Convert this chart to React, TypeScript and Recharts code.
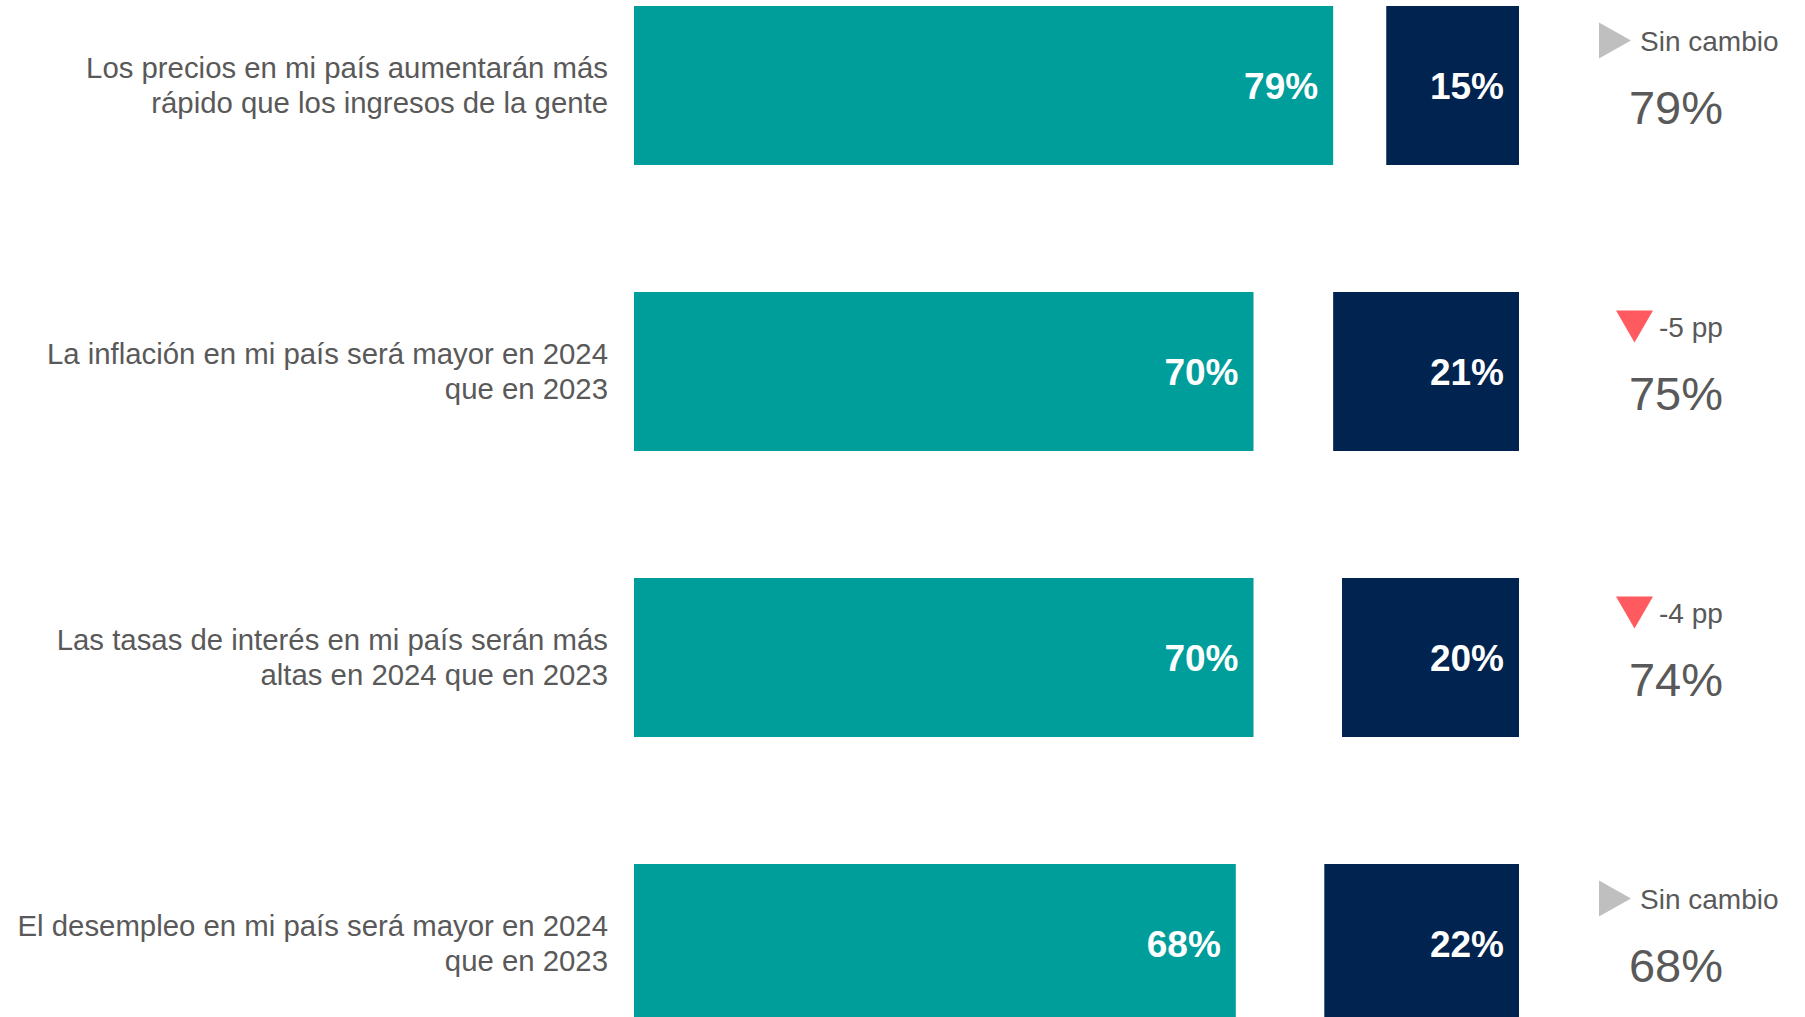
import { BarChart, Bar, XAxis, YAxis, LabelList } from 'recharts';

const categories = [
  'Los precios en mi país aumentarán más\nrápido que los ingresos de la gente',
  'La inflación en mi país será mayor en 2024\nque en 2023',
  'Las tasas de interés en mi país serán más\naltas en 2024 que en 2023',
  'El desempleo en mi país será mayor en 2024\nque en 2023',
];
const agree = [79, 70, 70, 68];
const disagree = [15, 21, 20, 22];
const totals = [79, 75, 74, 68];
const changes = ['Sin cambio', '-5 pp', '-4 pp', 'Sin cambio'];
const trends = ['flat', 'down', 'down', 'flat'];

const TEAL = '#009E9B';
const NAVY = '#00234F';
const GREY_TEXT = '#595959';
const FONT = '"Liberation Sans", Arial, sans-serif';

const rows = categories.map((c, i) => ({
  label: c,
  agree: agree[i],
  rest: 100 - agree[i] - disagree[i],
  disagree: disagree[i],
  total: totals[i],
  change: changes[i],
  trend: trends[i],
}));

const CategoryTick = (props: any) => {
  const { x, y, payload } = props;
  const lines = String(payload.value).split('\n');
  const lh = 34.5;
  const first = y - ((lines.length - 1) * lh) / 2 + 10.4;
  return (
    <text x={x} y={first} textAnchor="end" fill={GREY_TEXT} fontSize={29.35} fontFamily={FONT}>
      {lines.map((l, i) => (
        <tspan key={i} x={x} y={first + i * lh}>{l}</tspan>
      ))}
    </text>
  );
};

// navy bar plus the trend note to the right of it
const NavyShape = (p: any) => {
  const { x, y, width, height, payload } = p;
  const right = x + width;
  const cy = y + height / 2;
  const ty = cy - 45;
  const flat = payload.trend === 'flat';
  const triW = flat ? 32 : 37;
  const gap = flat ? 9 : 6;
  const left = right + (flat ? 80 : 97);
  const tri = flat
    ? `${left},${ty - 18} ${left + triW},${ty} ${left},${ty + 18}`
    : `${left},${ty - 16} ${left + triW},${ty - 16} ${left + triW / 2},${ty + 16}`;
  return (
    <g>
      <rect x={x} y={y} width={width} height={height} fill={NAVY} />
      <polygon points={tri} fill={flat ? '#BFBFBF' : '#FF5A5F'} />
      <text x={left + triW + gap} y={ty + 10} fill={GREY_TEXT} fontSize={28} fontFamily={FONT}>
        {payload.change}
      </text>
      <text x={right + 157} y={cy + 38} textAnchor="middle" fill={GREY_TEXT} fontSize={47} fontFamily={FONT}>
        {`${payload.total}%`}
      </text>
    </g>
  );
};

export default function App() {
  return (
    <div style={{ position: 'absolute', left: 0, top: 0, width: 1805, height: 1017, overflow: 'hidden', background: '#fff' }}>
      <div style={{ position: 'absolute', left: 0, top: -58.5 }}>
        <BarChart
          layout="vertical"
          width={1805}
          height={1144}
          data={rows}
          margin={{ top: 0, right: 286, bottom: 0, left: 0 }}
        >
          <XAxis type="number" domain={[0, 100]} hide />
          <YAxis
            type="category"
            dataKey="label"
            width={634}
            axisLine={false}
            tickLine={false}
            tickSize={0}
            tickMargin={26}
            tick={<CategoryTick />}
          />
          <Bar dataKey="agree" stackId="s" fill={TEAL} barSize={159} isAnimationActive={false}>
            <LabelList
              dataKey="agree"
              position="insideRight"
              offset={15}
              formatter={(v: any) => `${v}%`}
              fill="#fff"
              fontSize={37}
              fontWeight="bold"
              fontFamily={FONT}
            />
          </Bar>
          <Bar dataKey="rest" stackId="s" fill="transparent" barSize={159} isAnimationActive={false} />
          <Bar dataKey="disagree" stackId="s" fill={NAVY} barSize={159} shape={<NavyShape />} isAnimationActive={false}>
            <LabelList
              dataKey="disagree"
              position="insideRight"
              offset={15}
              formatter={(v: any) => `${v}%`}
              fill="#fff"
              fontSize={37}
              fontWeight="bold"
              fontFamily={FONT}
            />
          </Bar>
        </BarChart>
      </div>
    </div>
  );
}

··········

- **Exercise task**: Repeat the listing above exactly, with no pictures.

- **Answer to this problem**:
Convert this chart to React, TypeScript and Recharts code.
import { BarChart, Bar, XAxis, YAxis, LabelList } from 'recharts';

const categories = [
  'Los precios en mi país aumentarán más\nrápido que los ingresos de la gente',
  'La inflación en mi país será mayor en 2024\nque en 2023',
  'Las tasas de interés en mi país serán más\naltas en 2024 que en 2023',
  'El desempleo en mi país será mayor en 2024\nque en 2023',
];
const agree = [79, 70, 70, 68];
const disagree = [15, 21, 20, 22];
const totals = [79, 75, 74, 68];
const changes = ['Sin cambio', '-5 pp', '-4 pp', 'Sin cambio'];
const trends = ['flat', 'down', 'down', 'flat'];

const TEAL = '#009E9B';
const NAVY = '#00234F';
const GREY_TEXT = '#595959';
const FONT = '"Liberation Sans", Arial, sans-serif';

const rows = categories.map((c, i) => ({
  label: c,
  agree: agree[i],
  rest: 100 - agree[i] - disagree[i],
  disagree: disagree[i],
  total: totals[i],
  change: changes[i],
  trend: trends[i],
}));

const CategoryTick = (props: any) => {
  const { x, y, payload } = props;
  const lines = String(payload.value).split('\n');
  const lh = 34.5;
  const first = y - ((lines.length - 1) * lh) / 2 + 10.4;
  return (
    <text x={x} y={first} textAnchor="end" fill={GREY_TEXT} fontSize={29.35} fontFamily={FONT}>
      {lines.map((l, i) => (
        <tspan key={i} x={x} y={first + i * lh}>{l}</tspan>
      ))}
    </text>
  );
};

// navy bar plus the trend note to the right of it
const NavyShape = (p: any) => {
  const { x, y, width, height, payload } = p;
  const right = x + width;
  const cy = y + height / 2;
  const ty = cy - 45;
  const flat = payload.trend === 'flat';
  const triW = flat ? 32 : 37;
  const gap = flat ? 9 : 6;
  const left = right + (flat ? 80 : 97);
  const tri = flat
    ? `${left},${ty - 18} ${left + triW},${ty} ${left},${ty + 18}`
    : `${left},${ty - 16} ${left + triW},${ty - 16} ${left + triW / 2},${ty + 16}`;
  return (
    <g>
      <rect x={x} y={y} width={width} height={height} fill={NAVY} />
      <polygon points={tri} fill={flat ? '#BFBFBF' : '#FF5A5F'} />
      <text x={left + triW + gap} y={ty + 10} fill={GREY_TEXT} fontSize={28} fontFamily={FONT}>
        {payload.change}
      </text>
      <text x={right + 157} y={cy + 38} textAnchor="middle" fill={GREY_TEXT} fontSize={47} fontFamily={FONT}>
        {`${payload.total}%`}
      </text>
    </g>
  );
};

export default function App() {
  return (
    <div style={{ position: 'absolute', left: 0, top: 0, width: 1805, height: 1017, overflow: 'hidden', background: '#fff' }}>
      <div style={{ position: 'absolute', left: 0, top: -58.5 }}>
        <BarChart
          layout="vertical"
          width={1805}
          height={1144}
          data={rows}
          margin={{ top: 0, right: 286, bottom: 0, left: 0 }}
        >
          <XAxis type="number" domain={[0, 100]} hide />
          <YAxis
            type="category"
            dataKey="label"
            width={634}
            axisLine={false}
            tickLine={false}
            tickSize={0}
            tickMargin={26}
            tick={<CategoryTick />}
          />
          <Bar dataKey="agree" stackId="s" fill={TEAL} barSize={159} isAnimationActive={false}>
            <LabelList
              dataKey="agree"
              position="insideRight"
              offset={15}
              formatter={(v: any) => `${v}%`}
              fill="#fff"
              fontSize={37}
              fontWeight="bold"
              fontFamily={FONT}
            />
          </Bar>
          <Bar dataKey="rest" stackId="s" fill="transparent" barSize={159} isAnimationActive={false} />
          <Bar dataKey="disagree" stackId="s" fill={NAVY} barSize={159} shape={<NavyShape />} isAnimationActive={false}>
            <LabelList
              dataKey="disagree"
              position="insideRight"
              offset={15}
              formatter={(v: any) => `${v}%`}
              fill="#fff"
              fontSize={37}
              fontWeight="bold"
              fontFamily={FONT}
            />
          </Bar>
        </BarChart>
      </div>
    </div>
  );
}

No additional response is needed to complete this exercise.